UK mental health crisis sends disability benefits bill soaring, IFS says
The UK’s mental health plight has led to a rise in disability benefits spending as claims increased.
Research by the Institute for Fiscal Studies today showed that the number of people on disability benefits rose to 6 per cent of the working age population in 2020-2021, at 2.2m, with spending soaring by 70 per cent.
44 per cent of those on disability benefits suffered from mental health conditions, at 944,000. They made up four-fifths of the rise in disability benefit recipients over the past 20 years.

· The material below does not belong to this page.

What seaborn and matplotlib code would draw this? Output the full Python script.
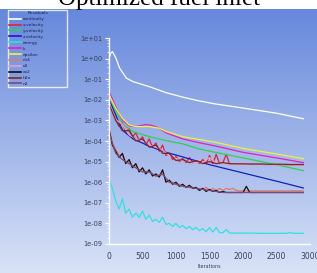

‘Over the past three decades, the fraction of working-age people claiming disability benefits has increased from 2 per cent (591,000) to 6 per cent, with much of the rise driven by growth in claims for mental health or other psychiatric problems,” said Heidi Karjalainen, IFS Research Economist and one of the authors of the research.
“This reflects an increasing rate of mental health conditions across society as a whole. If this trend continues, or is even hastened by the pandemic, it will add further pressure to disability benefit spending.”
The disability living allowance (DLA) has been replaced by personal independence payment (PIP) since 2012. This was intended to reduce disability benefits spending by 20%, but spending has instead increased.
Spending just before the Covid pandemic was around £11bn per year, while forecasts from before the reform expected it to be around £6.5bn.
The research also showed that disabled people accounted for almost half of the UK’s most deprived working-age population, at 5m. More than a million of these disabled people do not receive disability benefits.
“Nearly half of everyone in poverty is either disabled or lives with a disabled person,” said Peter Matejic, Deputy Director of Evidence and Impact at the Joseph Rowntree Foundation, which funded the research.